## WHAT THIS TASK INVOLVES
Return each line of the listing below, unchanged, and omit the images.

## BEGIN DATA

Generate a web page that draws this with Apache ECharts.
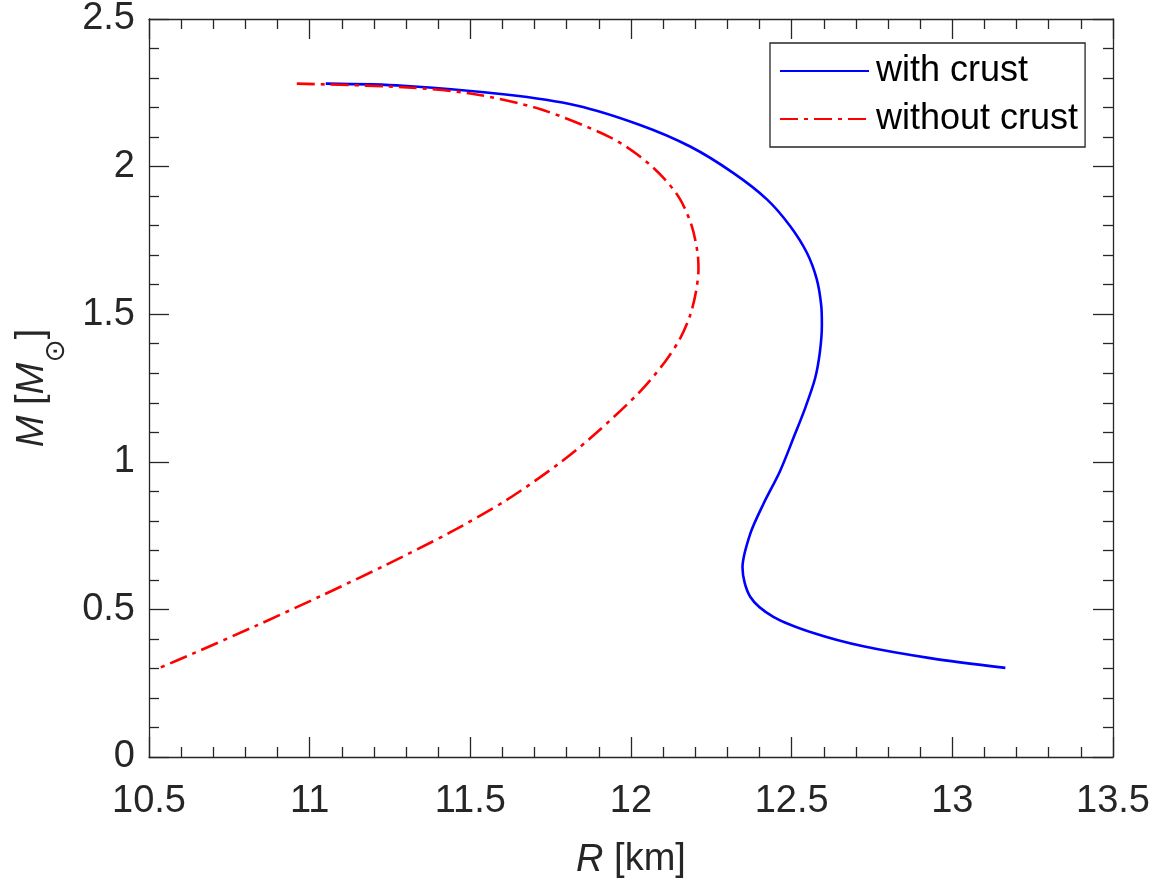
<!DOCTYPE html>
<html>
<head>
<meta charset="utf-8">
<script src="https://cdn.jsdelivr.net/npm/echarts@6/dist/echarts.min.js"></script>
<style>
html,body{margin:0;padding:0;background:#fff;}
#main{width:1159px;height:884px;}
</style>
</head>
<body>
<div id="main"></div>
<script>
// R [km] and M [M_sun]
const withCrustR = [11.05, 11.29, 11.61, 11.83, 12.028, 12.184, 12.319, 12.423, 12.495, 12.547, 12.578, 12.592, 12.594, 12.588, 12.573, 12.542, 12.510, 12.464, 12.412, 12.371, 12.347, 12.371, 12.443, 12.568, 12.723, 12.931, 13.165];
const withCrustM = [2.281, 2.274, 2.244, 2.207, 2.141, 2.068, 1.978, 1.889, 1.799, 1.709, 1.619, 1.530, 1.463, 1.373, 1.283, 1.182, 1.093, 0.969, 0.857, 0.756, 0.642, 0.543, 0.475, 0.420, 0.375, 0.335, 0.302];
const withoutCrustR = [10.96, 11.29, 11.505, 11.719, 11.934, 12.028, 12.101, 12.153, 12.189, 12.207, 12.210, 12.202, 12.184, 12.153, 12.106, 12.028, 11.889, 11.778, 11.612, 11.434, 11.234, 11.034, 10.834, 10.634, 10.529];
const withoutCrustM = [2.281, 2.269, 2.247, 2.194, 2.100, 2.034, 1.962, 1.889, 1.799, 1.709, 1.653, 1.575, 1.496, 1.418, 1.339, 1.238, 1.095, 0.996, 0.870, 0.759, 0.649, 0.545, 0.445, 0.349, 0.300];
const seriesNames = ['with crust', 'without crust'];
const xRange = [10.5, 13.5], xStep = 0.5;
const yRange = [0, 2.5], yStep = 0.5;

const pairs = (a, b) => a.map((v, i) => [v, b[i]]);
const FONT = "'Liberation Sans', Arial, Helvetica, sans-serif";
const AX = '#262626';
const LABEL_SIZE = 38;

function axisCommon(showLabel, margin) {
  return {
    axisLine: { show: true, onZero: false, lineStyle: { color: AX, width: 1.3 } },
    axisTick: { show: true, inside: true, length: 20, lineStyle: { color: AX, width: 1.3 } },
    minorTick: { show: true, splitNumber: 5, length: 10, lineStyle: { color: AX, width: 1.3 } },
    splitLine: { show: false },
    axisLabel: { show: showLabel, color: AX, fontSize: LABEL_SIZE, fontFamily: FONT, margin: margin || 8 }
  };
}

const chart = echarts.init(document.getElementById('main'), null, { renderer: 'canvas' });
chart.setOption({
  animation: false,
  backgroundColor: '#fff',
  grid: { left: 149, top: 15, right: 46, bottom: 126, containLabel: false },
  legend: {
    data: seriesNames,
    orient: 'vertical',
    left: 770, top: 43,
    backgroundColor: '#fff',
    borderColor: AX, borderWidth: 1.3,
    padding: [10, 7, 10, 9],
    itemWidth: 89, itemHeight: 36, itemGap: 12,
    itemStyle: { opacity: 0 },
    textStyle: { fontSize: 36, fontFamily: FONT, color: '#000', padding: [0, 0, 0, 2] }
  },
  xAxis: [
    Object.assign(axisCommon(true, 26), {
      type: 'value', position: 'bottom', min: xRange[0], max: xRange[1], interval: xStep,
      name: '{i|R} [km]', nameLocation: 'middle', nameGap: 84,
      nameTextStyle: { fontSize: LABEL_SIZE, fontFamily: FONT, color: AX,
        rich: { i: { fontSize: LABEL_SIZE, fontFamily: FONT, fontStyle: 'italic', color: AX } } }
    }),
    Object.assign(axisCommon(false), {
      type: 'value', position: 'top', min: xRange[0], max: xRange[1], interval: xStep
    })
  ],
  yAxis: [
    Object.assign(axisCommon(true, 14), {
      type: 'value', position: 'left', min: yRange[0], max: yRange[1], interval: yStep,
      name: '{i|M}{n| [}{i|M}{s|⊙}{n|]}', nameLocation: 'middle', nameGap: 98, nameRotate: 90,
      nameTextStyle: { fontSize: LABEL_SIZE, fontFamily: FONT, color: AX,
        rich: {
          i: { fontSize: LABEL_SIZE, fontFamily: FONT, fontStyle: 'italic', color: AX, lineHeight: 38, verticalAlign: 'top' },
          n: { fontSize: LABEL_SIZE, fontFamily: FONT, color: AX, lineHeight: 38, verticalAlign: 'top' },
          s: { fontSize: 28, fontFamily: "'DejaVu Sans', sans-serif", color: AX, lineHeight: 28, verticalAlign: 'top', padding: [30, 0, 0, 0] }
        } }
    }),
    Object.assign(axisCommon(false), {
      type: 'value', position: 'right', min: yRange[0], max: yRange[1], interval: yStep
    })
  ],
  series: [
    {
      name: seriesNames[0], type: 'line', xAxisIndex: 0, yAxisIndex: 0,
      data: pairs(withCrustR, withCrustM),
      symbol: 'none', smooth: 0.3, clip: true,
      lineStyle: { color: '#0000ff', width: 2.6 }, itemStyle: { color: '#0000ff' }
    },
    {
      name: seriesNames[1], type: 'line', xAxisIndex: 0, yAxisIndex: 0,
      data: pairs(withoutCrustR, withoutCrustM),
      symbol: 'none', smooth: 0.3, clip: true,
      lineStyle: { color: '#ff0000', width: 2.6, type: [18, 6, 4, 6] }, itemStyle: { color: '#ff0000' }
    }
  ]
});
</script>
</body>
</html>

## END DATA

## FULL ANSWER
Generate a web page that draws this with Apache ECharts.
<!DOCTYPE html>
<html>
<head>
<meta charset="utf-8">
<script src="https://cdn.jsdelivr.net/npm/echarts@6/dist/echarts.min.js"></script>
<style>
html,body{margin:0;padding:0;background:#fff;}
#main{width:1159px;height:884px;}
</style>
</head>
<body>
<div id="main"></div>
<script>
// R [km] and M [M_sun]
const withCrustR = [11.05, 11.29, 11.61, 11.83, 12.028, 12.184, 12.319, 12.423, 12.495, 12.547, 12.578, 12.592, 12.594, 12.588, 12.573, 12.542, 12.510, 12.464, 12.412, 12.371, 12.347, 12.371, 12.443, 12.568, 12.723, 12.931, 13.165];
const withCrustM = [2.281, 2.274, 2.244, 2.207, 2.141, 2.068, 1.978, 1.889, 1.799, 1.709, 1.619, 1.530, 1.463, 1.373, 1.283, 1.182, 1.093, 0.969, 0.857, 0.756, 0.642, 0.543, 0.475, 0.420, 0.375, 0.335, 0.302];
const withoutCrustR = [10.96, 11.29, 11.505, 11.719, 11.934, 12.028, 12.101, 12.153, 12.189, 12.207, 12.210, 12.202, 12.184, 12.153, 12.106, 12.028, 11.889, 11.778, 11.612, 11.434, 11.234, 11.034, 10.834, 10.634, 10.529];
const withoutCrustM = [2.281, 2.269, 2.247, 2.194, 2.100, 2.034, 1.962, 1.889, 1.799, 1.709, 1.653, 1.575, 1.496, 1.418, 1.339, 1.238, 1.095, 0.996, 0.870, 0.759, 0.649, 0.545, 0.445, 0.349, 0.300];
const seriesNames = ['with crust', 'without crust'];
const xRange = [10.5, 13.5], xStep = 0.5;
const yRange = [0, 2.5], yStep = 0.5;

const pairs = (a, b) => a.map((v, i) => [v, b[i]]);
const FONT = "'Liberation Sans', Arial, Helvetica, sans-serif";
const AX = '#262626';
const LABEL_SIZE = 38;

function axisCommon(showLabel, margin) {
  return {
    axisLine: { show: true, onZero: false, lineStyle: { color: AX, width: 1.3 } },
    axisTick: { show: true, inside: true, length: 20, lineStyle: { color: AX, width: 1.3 } },
    minorTick: { show: true, splitNumber: 5, length: 10, lineStyle: { color: AX, width: 1.3 } },
    splitLine: { show: false },
    axisLabel: { show: showLabel, color: AX, fontSize: LABEL_SIZE, fontFamily: FONT, margin: margin || 8 }
  };
}

const chart = echarts.init(document.getElementById('main'), null, { renderer: 'canvas' });
chart.setOption({
  animation: false,
  backgroundColor: '#fff',
  grid: { left: 149, top: 15, right: 46, bottom: 126, containLabel: false },
  legend: {
    data: seriesNames,
    orient: 'vertical',
    left: 770, top: 43,
    backgroundColor: '#fff',
    borderColor: AX, borderWidth: 1.3,
    padding: [10, 7, 10, 9],
    itemWidth: 89, itemHeight: 36, itemGap: 12,
    itemStyle: { opacity: 0 },
    textStyle: { fontSize: 36, fontFamily: FONT, color: '#000', padding: [0, 0, 0, 2] }
  },
  xAxis: [
    Object.assign(axisCommon(true, 26), {
      type: 'value', position: 'bottom', min: xRange[0], max: xRange[1], interval: xStep,
      name: '{i|R} [km]', nameLocation: 'middle', nameGap: 84,
      nameTextStyle: { fontSize: LABEL_SIZE, fontFamily: FONT, color: AX,
        rich: { i: { fontSize: LABEL_SIZE, fontFamily: FONT, fontStyle: 'italic', color: AX } } }
    }),
    Object.assign(axisCommon(false), {
      type: 'value', position: 'top', min: xRange[0], max: xRange[1], interval: xStep
    })
  ],
  yAxis: [
    Object.assign(axisCommon(true, 14), {
      type: 'value', position: 'left', min: yRange[0], max: yRange[1], interval: yStep,
      name: '{i|M}{n| [}{i|M}{s|⊙}{n|]}', nameLocation: 'middle', nameGap: 98, nameRotate: 90,
      nameTextStyle: { fontSize: LABEL_SIZE, fontFamily: FONT, color: AX,
        rich: {
          i: { fontSize: LABEL_SIZE, fontFamily: FONT, fontStyle: 'italic', color: AX, lineHeight: 38, verticalAlign: 'top' },
          n: { fontSize: LABEL_SIZE, fontFamily: FONT, color: AX, lineHeight: 38, verticalAlign: 'top' },
          s: { fontSize: 28, fontFamily: "'DejaVu Sans', sans-serif", color: AX, lineHeight: 28, verticalAlign: 'top', padding: [30, 0, 0, 0] }
        } }
    }),
    Object.assign(axisCommon(false), {
      type: 'value', position: 'right', min: yRange[0], max: yRange[1], interval: yStep
    })
  ],
  series: [
    {
      name: seriesNames[0], type: 'line', xAxisIndex: 0, yAxisIndex: 0,
      data: pairs(withCrustR, withCrustM),
      symbol: 'none', smooth: 0.3, clip: true,
      lineStyle: { color: '#0000ff', width: 2.6 }, itemStyle: { color: '#0000ff' }
    },
    {
      name: seriesNames[1], type: 'line', xAxisIndex: 0, yAxisIndex: 0,
      data: pairs(withoutCrustR, withoutCrustM),
      symbol: 'none', smooth: 0.3, clip: true,
      lineStyle: { color: '#ff0000', width: 2.6, type: [18, 6, 4, 6] }, itemStyle: { color: '#ff0000' }
    }
  ]
});
</script>
</body>
</html>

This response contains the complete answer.